May 28. Too Clever By Half is a smart article about coyotes, who are really good at small-scale gamesmanship, but bad at the "meta-game" necessary for survival. This Hacker News comment thread has some thoughts about how this relates to the human world:
When I was young, I would get in trouble and try to get around the rules. But at some point I realized that most of the time you aren't getting in trouble because you are breaking the rules. You are getting in trouble because you are making the rule makers unhappy. Once I had that realization I was able to focus on relationships with the rule makers and figure out what they actually cared about. This allowed me to break the rules just as much but without getting in trouble.

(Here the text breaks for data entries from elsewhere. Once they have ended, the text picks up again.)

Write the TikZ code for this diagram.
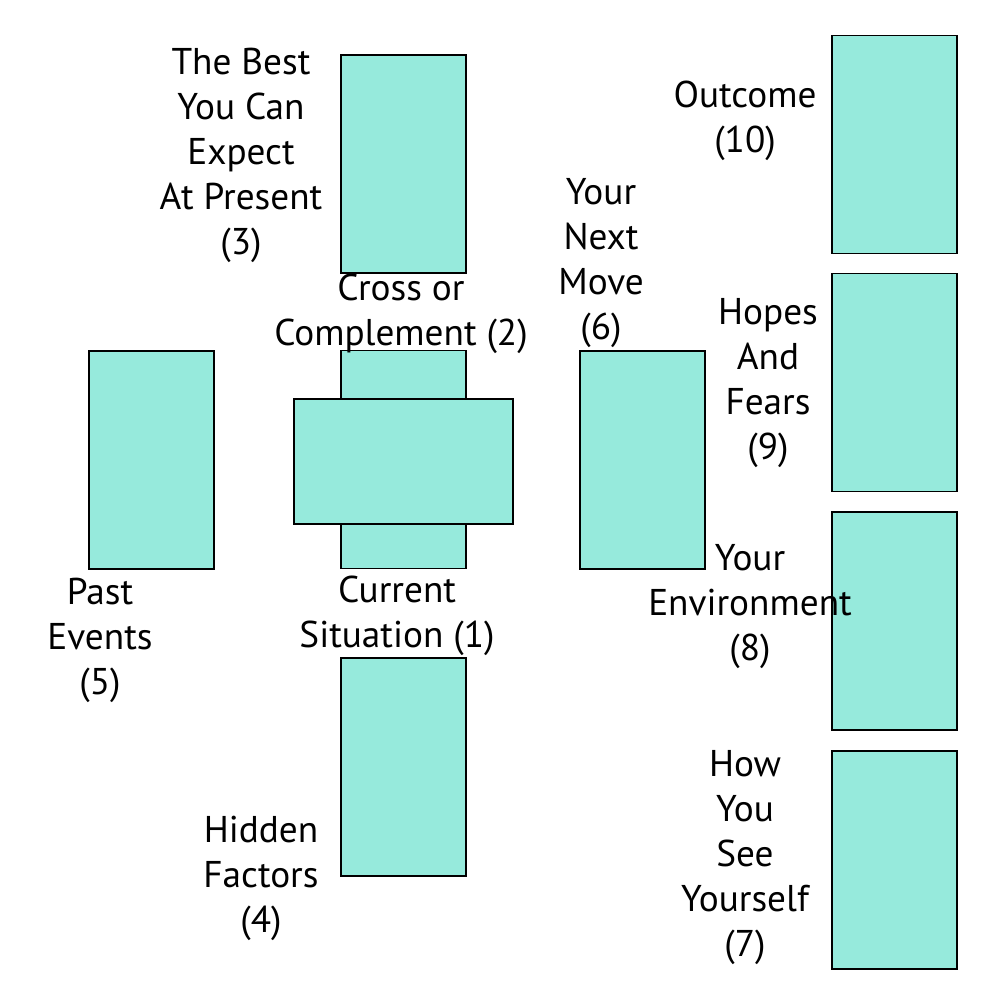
\documentclass[tikz,border=0pt]{standalone}
\usepackage{fontspec}
\setmainfont{PT Sans}
\usetikzlibrary{positioning}
\definecolor{cardteal}{RGB}{64,217,192}

\begin{document}
\begin{tikzpicture}[
  font=\fontsize{10.6}{12.8}\selectfont,
  card/.style={draw, line width=0.5pt, fill=cardteal!55, minimum width=1.25cm, minimum height=2.18cm, inner sep=0pt},
  crosscard/.style={card, minimum width=2.19cm, minimum height=1.25cm},
  lbl/.style={align=center, inner sep=0pt}
]
\useasboundingbox (0,0) rectangle (10,-10);
% center cross
\node[card] (card1) at (4.035,-4.595) {};
\node[crosscard] (card2) at (4.035,-4.615) {};
\node[card] (card3) at (4.035,-1.64) {};
\node[card] (card4) at (4.035,-7.67) {};
\node[card] (card5) at (1.515,-4.60) {};
\node[card] (card6) at (6.425,-4.60) {};
% staff
\node[card] (card10) at (8.945,-1.445) {};
\node[card] (card9) at (8.945,-3.825) {};
\node[card] (card8) at (8.945,-6.21) {};
\node[card] (card7) at (8.945,-8.60) {};

\node[lbl] (lab3) at (2.41,-1.55) {The Best\\You Can\\Expect\\At Present\\(3)};
\node[lbl] (lab2) at (4.01,-3.135) {Cross or\\Complement (2)};
\node[lbl] (lab6) at (6.01,-2.635) {Your\\Next\\Move\\(6)};
\node[lbl] (lab10) at (7.45,-1.205) {Outcome\\(10)};
\node[lbl] (lab9) at (7.68,-3.835) {Hopes\\And\\Fears\\(9)};
\node[lbl] (lab5) at (1.00,-6.40) {Past\\Events\\(5)};
\node[lbl] (lab1) at (3.97,-6.155) {Current\\Situation (1)};
\node[lbl] (lab8) at (7.50,-6.07) {Your\\Environment\\(8)};
\node[lbl] (lab4) at (2.61,-8.78) {Hidden\\Factors\\(4)};
\node[lbl] (lab7) at (7.45,-8.58) {How\\You\\See\\Yourself\\(7)};
\end{tikzpicture}
\end{document}
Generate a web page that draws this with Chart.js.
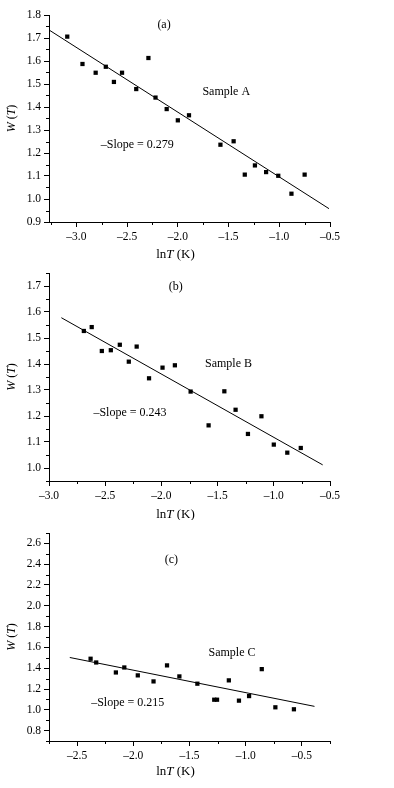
<!DOCTYPE html>
<html>
<head>
<meta charset="utf-8">
<script src="https://cdn.jsdelivr.net/npm/chart.js@4.4.0/dist/chart.umd.min.js"></script>
<style>
  body { margin: 0; background: #fff; }
  .panel { position: absolute; left: 0; }
</style>
</head>
<body>
<div class="panel" style="top:0px"><canvas id="chartA" width="394" height="262"></canvas></div>
<div class="panel" style="top:258px"><canvas id="chartB" width="394" height="262"></canvas></div>
<div class="panel" style="top:518px"><canvas id="chartC" width="394" height="270"></canvas></div>
<script>
// sample A
const lnTA = [-3.09, -2.94, -2.81, -2.71, -2.63, -2.55, -2.41, -2.29, -2.22, -2.11,
              -2.00, -1.89, -1.58, -1.45, -1.34, -1.24, -1.13, -1.01, -0.88, -0.75];
const wA   = [1.706, 1.587, 1.549, 1.575, 1.509, 1.549, 1.478, 1.613, 1.441, 1.391,
              1.342, 1.364, 1.236, 1.251, 1.106, 1.146, 1.117, 1.101, 1.023, 1.106];
const fitXA = [-3.27, -0.51];
const fitYA = [1.735, 0.958];

// sample B
const lnTB = [-2.69, -2.62, -2.53, -2.45, -2.37, -2.29, -2.22, -2.11, -1.99, -1.88,
              -1.74, -1.58, -1.44, -1.34, -1.23, -1.11, -1.00, -0.88, -0.76];
const wB   = [1.527, 1.542, 1.450, 1.453, 1.474, 1.409, 1.467, 1.345, 1.386, 1.395,
              1.294, 1.164, 1.295, 1.224, 1.131, 1.199, 1.090, 1.059, 1.077];
const fitXB = [-2.89, -0.565];
const fitYB = [1.578, 1.012];

// sample C
const lnTC = [-2.38, -2.33, -2.155, -2.08, -1.96, -1.82, -1.70, -1.59, -1.43, -1.28,
              -1.255, -1.15, -1.06, -0.97, -0.857, -0.736, -0.571];
const wC   = [1.491, 1.455, 1.359, 1.407, 1.331, 1.273, 1.427, 1.321, 1.251, 1.097,
              1.097, 1.283, 1.088, 1.132, 1.391, 1.024, 1.005];
const fitXC = [-2.565, -0.388];
const fitYC = [1.503, 1.033];

// tick labels
const xTicksA = [-3.0, -2.5, -2.0, -1.5, -1.0, -0.5];
const yTicksA = [0.9, 1.0, 1.1, 1.2, 1.3, 1.4, 1.5, 1.6, 1.7, 1.8];
const xTicksB = [-3.0, -2.5, -2.0, -1.5, -1.0, -0.5];
const yTicksB = [1.0, 1.1, 1.2, 1.3, 1.4, 1.5, 1.6, 1.7];
const xTicksC = [-2.5, -2.0, -1.5, -1.0, -0.5];
const yTicksC = [0.8, 1.0, 1.2, 1.4, 1.6, 1.8, 2.0, 2.2, 2.4, 2.6];

const FONT = '"Liberation Serif", "Times New Roman", serif';

function minorsOf(major, lo, hi) {
  const step = major[1] - major[0];
  const out = [];
  for (let v = major[0] - step / 2; v <= hi + 1e-9; v += step) {
    if (v >= lo - 1e-9) out.push(v);
  }
  return out;
}

function fmt(v) {
  return v.toFixed(1).replace('-', '\u2013');
}

// draw a string made of [text, italic] pieces centred on (0,0)
function richText(ctx, parts, size) {
  const fonts = parts.map(p => (p[1] ? 'italic ' : '') + size + 'px ' + FONT);
  let total = 0;
  const widths = parts.map((p, i) => { ctx.font = fonts[i]; const w = ctx.measureText(p[0]).width; total += w; return w; });
  let x = -total / 2;
  ctx.textAlign = 'left';
  ctx.textBaseline = 'middle';
  parts.forEach((p, i) => { ctx.font = fonts[i]; ctx.fillText(p[0], x, 0); x += widths[i]; });
}

const extras = {
  id: 'extras',
  afterDraw(chart, args, o) {
    const { ctx, chartArea } = chart;
    const x = chart.scales.x, y = chart.scales.y;
    ctx.save();
    ctx.strokeStyle = '#000';
    ctx.lineWidth = 1;
    o.minorX.forEach(v => {
      const px = Math.round(x.getPixelForValue(v)) + 0.5;
      ctx.beginPath(); ctx.moveTo(px, chartArea.bottom); ctx.lineTo(px, chartArea.bottom + 3); ctx.stroke();
    });
    o.minorY.forEach(v => {
      const py = Math.round(y.getPixelForValue(v)) + 0.5;
      ctx.beginPath(); ctx.moveTo(chartArea.left, py); ctx.lineTo(chartArea.left - 3, py); ctx.stroke();
    });
    ctx.fillStyle = '#000';
    ctx.font = '12px ' + FONT;
    ctx.textAlign = 'center';
    ctx.textBaseline = 'middle';
    o.notes.forEach(n => ctx.fillText(n[0], x.getPixelForValue(n[1]), y.getPixelForValue(n[2])));

    ctx.save();
    ctx.translate((chartArea.left + chartArea.right) / 2 - 14, chartArea.bottom + o.titleGap);
    richText(ctx, [['ln', false], ['T', true], [' (K)', false]], 13);
    ctx.restore();

    ctx.save();
    ctx.translate(12, (chartArea.top + chartArea.bottom) / 2);
    ctx.rotate(-Math.PI / 2);
    richText(ctx, [['W', true], [' (', false], ['T', true], [')', false]], 12);
    ctx.restore();
    ctx.restore();
  }
};

function makeChart(id, xs, ys, fx, fy, xr, yr, xt, yt, xAxisH, titleGap, notes) {
  const points = xs.map((v, i) => ({ x: v, y: ys[i] }));
  const fit = fx.map((v, i) => ({ x: v, y: fy[i] }));
  return new Chart(document.getElementById(id), {
    type: 'scatter',
    data: {
      datasets: [
        { data: points, pointStyle: 'rect', pointRadius: 3, pointHoverRadius: 3,
          backgroundColor: '#000', borderColor: '#000', borderWidth: 0 },
        { type: 'line', data: fit, borderColor: '#000', borderWidth: 1,
          pointRadius: 0, fill: false }
      ]
    },
    plugins: [extras],
    options: {
      responsive: false,
      animation: false,
      layout: { padding: { top: 15, right: 64, left: 0, bottom: 0 } },
      plugins: {
        legend: { display: false },
        tooltip: { enabled: false },
        extras: {
          minorX: minorsOf(xt, xr[0], xr[1]),
          minorY: minorsOf(yt, yr[0], yr[1]),
          notes: notes,
          titleGap: titleGap
        }
      },
      scales: {
        x: {
          type: 'linear', min: xr[0], max: xr[1],
          afterBuildTicks: s => { s.ticks = xt.map(v => ({ value: v })); },
          afterFit: s => { s.height = xAxisH; },
          border: { display: true, color: '#000', width: 1 },
          grid: { drawOnChartArea: false, drawTicks: true, tickLength: 5, color: '#000' },
          ticks: { color: '#000', padding: 3, font: { family: FONT, size: 11.5 },
                   maxRotation: 0, autoSkip: false, callback: v => fmt(v) }
        },
        y: {
          type: 'linear', min: yr[0], max: yr[1],
          afterBuildTicks: s => { s.ticks = yt.map(v => ({ value: v })); },
          afterFit: s => { s.width = 49; },
          border: { display: true, color: '#000', width: 1 },
          grid: { drawOnChartArea: false, drawTicks: true, tickLength: 5, color: '#000' },
          ticks: { color: '#000', padding: 3, font: { family: FONT, size: 11.5 },
                   autoSkip: false, callback: v => fmt(v) }
        }
      }
    }
  });
}

makeChart('chartA', lnTA, wA, fitXA, fitYA, [-3.27, -0.5], [0.9, 1.8], xTicksA, yTicksA, 40, 33,
  [['(a)', -2.136, 1.757], ['Sample A', -1.523, 1.465], ['\u2013Slope = 0.279', -2.40, 1.235]]);
makeChart('chartB', lnTB, wB, fitXB, fitYB, [-3.0, -0.5], [0.95, 1.75], xTicksB, yTicksB, 39, 34,
  [['(b)', -1.873, 1.695], ['Sample B', -1.403, 1.399], ['\u2013Slope = 0.243', -2.28, 1.214]]);
makeChart('chartC', lnTC, wC, fitXC, fitYC, [-2.75, -0.25], [0.7, 2.7], xTicksC, yTicksC, 47, 31,
  [['(c)', -1.662, 2.44], ['Sample C', -1.122, 1.548], ['\u2013Slope = 0.215', -2.05, 1.068]]);
</script>
</body>
</html>
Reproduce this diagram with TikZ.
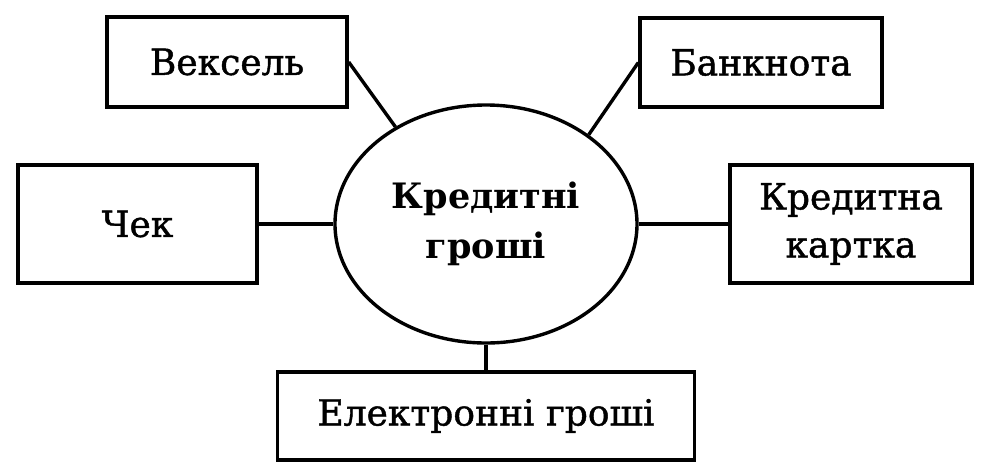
\documentclass[tikz,border=0pt]{standalone}
\usepackage{fontspec}
\setmainfont{DejaVu Serif}
\newfontfamily\boxfont{DejaVu Serif}[FakeBold=1.2]
\usetikzlibrary{shapes.geometric}
\begin{document}
\begin{tikzpicture}[x=1pt,y=-1pt,
  box/.style={draw,line width=3.4pt,rectangle,inner sep=0pt,align=center,
    font=\boxfont\fontsize{36}{48}\selectfont},
  hub/.style={draw,line width=3.4pt,ellipse,inner sep=0pt,minimum width=302pt,
    minimum height=238pt,align=center,font=\bfseries\fontsize{35}{50}\selectfont},
  link/.style={line width=3.4pt}]
\useasboundingbox (0,0) rectangle (990,475);
\node[hub] (c) at (486,224) {Кредитні\\гроші};
\node[box,minimum width=240pt,minimum height=90pt] (v) at (227,62) {Вексель};
\node[box,minimum width=242pt,minimum height=89pt] (b) at (761,62.5) {Банкнота};
\node[box,minimum width=239pt,minimum height=118pt] (ch) at (137.5,224) {Чек};
\node[box,minimum width=242pt,minimum height=118pt] (k) at (851,224) {Кредитна\\картка};
\node[box,minimum width=417pt,minimum height=88pt] (e) at (486,416) {Електронні гроші};
\draw[link] (v.east) -- (c.133);
\draw[link] (b.west) -- (c.41);
\draw[link] (ch.east) -- (c.west);
\draw[link] (c.east) -- (k.west);
\draw[link] (c.south) -- (e.north);
\end{tikzpicture}
\end{document}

June 7. The dying breed of craftsmen behind the tools that make scientific research possible. It's about one retiring glassblower, but this problem goes deeper and wider. From the Hacker News comment thread:
We see this scarcity in other industries that require traditional master/journeyman/apprentice systems, like master machinists, masons, or plasterers. That there are no baseline jobs, like light bulb manufacturing in glassblowing, that allow a sufficient pool of talent to acrue so that the very best, the "10x" artisans, can be found. That pool also gives a fallback so that people who are trained but do not possess the talent or dedication to become masters can still be gainfully employed.
This goes back to mechanization. Supposedly, mechanized manufacturing allows tedious labor to be done by machines. But making stuff by hand is not unrewarding -- it was made unrewarding by an economic system designed top-down for profit, not bottom-up for people to continue enjoying what they do all day. I'm not sure how hard the system has to crash to get from here to there, or how many generations it's going to take. But at the very least, as a culture, we have to stop measuring success in terms of economic growth.
June 13. If they made a show called "White Mirror" that was about all the positive aspects of the human/technology relationship, what would be the plot of certain episodes? Lately I've been thinking about therapy bots, AI's that can talk people through metacognition and changing their mental and emotional habits. On the one hand, AI is still really clunky for that kind of thing, but on the other hand, old-timey Freudian psychotherapists would just listen and reframe the patient's talk into new questions, something that AI's have been doing for decades, and sometimes that helped.
June 15. This Hacker News comment thread discusses a linked article in which researchers find IQ scores dropping since the 1970s. Are we being distracted by technology and losing our abiliy to focus? Are we dumber because computers are doing mental work for us that we used to do for ourselves? The most interesting explanation is that IQ tests are culturally biased, and have not kept up with recent changes in culture.